* Exercise prompt: Track down the lines that contain "matplotlib" and copy them.
┄┄┄┄┄┄┄┄┄┄┄┄┄┄┄┄┄┄┄┄
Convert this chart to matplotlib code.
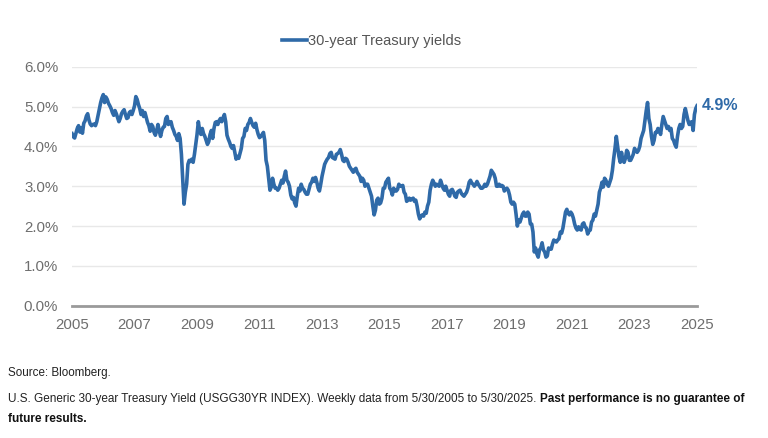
import matplotlib
matplotlib.use("Agg")
import matplotlib.pyplot as plt
import pandas as pd

plt.rcParams["font.family"] = ["Liberation Sans", "DejaVu Sans"]

# 30-year Treasury yield (%) at ~half-month steps, 5/30/2005 -> 5/30/2025
y2005 = [4.32, 4.24, 4.21, 4.33, 4.45, 4.52, 4.36, 4.47, 4.33, 4.58, 4.64, 4.76, 4.82, 4.66, 4.56]
y2006 = [4.52, 4.55, 4.56, 4.52, 4.62, 4.78, 4.95, 5.10, 5.22, 5.30, 5.10, 5.24,
         5.18, 5.08, 5.02, 4.95, 4.85, 4.78, 4.90, 4.82, 4.72, 4.62, 4.70, 4.82]
y2007 = [4.88, 4.92, 4.80, 4.70, 4.72, 4.85, 4.88, 4.80, 4.90, 5.02, 5.25, 5.18,
         5.05, 4.95, 4.80, 4.90, 4.75, 4.85, 4.72, 4.60, 4.52, 4.38, 4.55, 4.50]
y2008 = [4.35, 4.28, 4.40, 4.55, 4.38, 4.25, 4.40, 4.48, 4.50, 4.70, 4.75, 4.55,
         4.60, 4.62, 4.48, 4.40, 4.30, 4.25, 4.15, 4.32, 4.20, 3.80, 3.20, 2.55]
y2009 = [2.85, 3.05, 3.55, 3.65, 3.62, 3.68, 3.60, 3.80, 4.05, 4.30, 4.62, 4.40,
         4.30, 4.45, 4.32, 4.25, 4.15, 4.05, 4.12, 4.30, 4.40, 4.20, 4.45, 4.60]
y2010 = [4.62, 4.55, 4.65, 4.70, 4.62, 4.72, 4.80, 4.62, 4.28, 4.18, 4.10, 4.00,
         3.95, 4.02, 3.85, 3.68, 3.75, 3.70, 3.82, 3.95, 4.20, 4.25, 4.45, 4.40]
y2011 = [4.55, 4.60, 4.70, 4.60, 4.52, 4.48, 4.58, 4.42, 4.30, 4.22, 4.25, 4.30,
         4.35, 4.15, 3.65, 3.50, 3.20, 2.90, 2.98, 3.20, 3.05, 2.95, 2.95, 2.90]
y2012 = [2.95, 3.05, 3.15, 3.08, 3.25, 3.38, 3.15, 3.10, 3.00, 2.78, 2.68, 2.72,
         2.58, 2.50, 2.75, 2.95, 2.88, 3.05, 2.95, 2.92, 2.85, 2.80, 2.80, 2.92]
y2013 = [3.05, 3.10, 3.20, 3.12, 3.22, 3.10, 2.95, 2.88, 3.05, 3.25, 3.40, 3.55,
         3.62, 3.68, 3.72, 3.82, 3.85, 3.72, 3.70, 3.68, 3.80, 3.82, 3.85, 3.92]
y2014 = [3.80, 3.65, 3.62, 3.70, 3.68, 3.60, 3.50, 3.45, 3.40, 3.35, 3.42, 3.45,
         3.35, 3.30, 3.25, 3.12, 3.20, 3.15, 3.00, 3.05, 3.05, 2.95, 2.85, 2.75]
y2015 = [2.50, 2.28, 2.40, 2.65, 2.70, 2.55, 2.58, 2.70, 2.95, 2.95, 3.10, 3.15,
         3.20, 2.95, 2.90, 2.78, 2.95, 2.88, 2.88, 2.92, 3.05, 3.00, 3.00, 3.02]
y2016 = [2.85, 2.80, 2.62, 2.65, 2.70, 2.65, 2.68, 2.70, 2.62, 2.65, 2.50, 2.30,
         2.18, 2.25, 2.28, 2.25, 2.35, 2.32, 2.50, 2.60, 2.90, 3.05, 3.15, 3.08]
y2017 = [3.00, 3.05, 3.02, 3.00, 3.15, 3.05, 2.95, 2.90, 3.00, 2.90, 2.80, 2.75,
         2.90, 2.92, 2.85, 2.75, 2.72, 2.85, 2.88, 2.90, 2.82, 2.78, 2.75, 2.80]
y2018 = [2.85, 2.95, 3.10, 3.15, 3.08, 3.05, 3.00, 3.05, 3.12, 3.05, 3.00, 2.95,
         2.95, 2.98, 3.05, 3.00, 3.05, 3.15, 3.25, 3.40, 3.35, 3.30, 3.20, 3.00]
y2019 = [3.00, 3.05, 3.00, 3.02, 3.00, 2.88, 2.92, 2.95, 2.90, 2.78, 2.60, 2.55,
         2.60, 2.55, 2.30, 2.00, 2.15, 2.10, 2.20, 2.30, 2.35, 2.25, 2.25, 2.35]
y2020 = [2.30, 2.05, 2.05, 1.85, 1.35, 1.45, 1.30, 1.22, 1.40, 1.45, 1.58, 1.40,
         1.35, 1.22, 1.25, 1.45, 1.42, 1.42, 1.55, 1.65, 1.62, 1.60, 1.65, 1.68]
y2021 = [1.85, 1.82, 1.95, 2.15, 2.35, 2.42, 2.32, 2.28, 2.35, 2.30, 2.20, 2.05,
         1.95, 1.90, 1.98, 1.92, 1.90, 2.05, 2.08, 1.98, 1.95, 1.80, 1.88, 1.90]
y2022 = [2.10, 2.15, 2.30, 2.25, 2.40, 2.55, 2.85, 2.95, 3.10, 2.98, 3.20, 3.15,
         3.05, 3.00, 3.10, 3.20, 3.40, 3.70, 3.95, 4.25, 4.00, 3.75, 3.60, 3.85]
y2023 = [3.65, 3.60, 3.70, 3.90, 3.85, 3.65, 3.65, 3.72, 3.80, 3.95, 3.90, 3.85,
         3.90, 4.00, 4.20, 4.30, 4.40, 4.65, 4.90, 5.10, 4.70, 4.55, 4.25, 4.05]
y2024 = [4.15, 4.35, 4.35, 4.45, 4.40, 4.30, 4.55, 4.75, 4.65, 4.55, 4.45, 4.50,
         4.40, 4.45, 4.20, 4.15, 4.05, 3.98, 4.25, 4.45, 4.55, 4.45, 4.50, 4.80]
y2025 = [4.95, 4.80, 4.65, 4.55, 4.60, 4.62, 4.40, 4.80, 4.95, 5.02]

yields = (y2005 + y2006 + y2007 + y2008 + y2009 + y2010 + y2011 + y2012 + y2013 + y2014
          + y2015 + y2016 + y2017 + y2018 + y2019 + y2020 + y2021 + y2022 + y2023 + y2024 + y2025)
dates = pd.date_range("2005-05-30", "2025-05-30", periods=len(yields))

tick_years = [2005, 2007, 2009, 2011, 2013, 2015, 2017, 2019, 2021, 2023, 2025]
tick_dates = [pd.Timestamp(f"{yr}-05-30") for yr in tick_years]
y_ticks = [0, 1, 2, 3, 4, 5, 6]
last_label = "4.9%"

line_color = "#2F6AA8"
grey = "#6E6E6E"

fig = plt.figure(figsize=(7.68, 4.38), dpi=100, facecolor="white")
ax = fig.add_axes([0.0938, 0.302, 0.8138, 0.5457])

ax.plot(dates, yields, color=line_color, lw=2.6, solid_joinstyle="round", zorder=3,
        label="30-year Treasury yields")
ax.set_xlim(dates[0], dates[-1])
ax.set_ylim(0, 6)

ax.set_yticks(y_ticks)
ax.set_yticklabels([f"{v:.1f}%" for v in y_ticks])
ax.set_xticks(tick_dates)
ax.set_xticklabels([str(yr) for yr in tick_years])
ax.tick_params(axis="both", length=0, labelsize=10.8, labelcolor=grey)
ax.tick_params(axis="y", pad=10)
ax.tick_params(axis="x", pad=9)

ax.grid(axis="y", color="#E8E8E8", lw=1.0, zorder=0)
for s in ["top", "right", "left"]:
    ax.spines[s].set_visible(False)
ax.spines["bottom"].set_color("#9A9A9A")
ax.spines["bottom"].set_linewidth(2)

ax.text(1.008, yields[-1], last_label, transform=ax.get_yaxis_transform(),
        color=line_color, fontsize=11.5, fontweight="bold", va="center", ha="left")

ax.legend(loc="lower center", bbox_to_anchor=(0.479, 1.025), frameon=False, fontsize=10.5,
          handlelength=1.7, handletextpad=0.1, labelcolor="#555555")

fig.text(0.0104, 0.148, "Source: Bloomberg.", fontsize=8.4, color="#222222", va="center")
t1 = fig.text(0.0104, 0.088,
              "U.S. Generic 30-year Treasury Yield (USGG30YR INDEX). Weekly data from 5/30/2005 to 5/30/2025. ",
              fontsize=8.45, color="#222222", va="center")
ax.annotate("Past performance is no guarantee of", xy=(1, 0), xycoords=t1, fontsize=8.45,
            color="#111111", fontweight="bold", ha="left", va="bottom", annotation_clip=False)
fig.text(0.0104, 0.043, "future results.", fontsize=8.45, color="#111111", fontweight="bold",
         va="center")

fig.savefig("out.png", dpi=100, facecolor="white")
┄┄┄┄┄┄┄┄┄┄┄┄┄┄┄┄┄┄┄┄
* Full answer:
Convert this chart to matplotlib code.
import matplotlib
matplotlib.use("Agg")
import matplotlib.pyplot as plt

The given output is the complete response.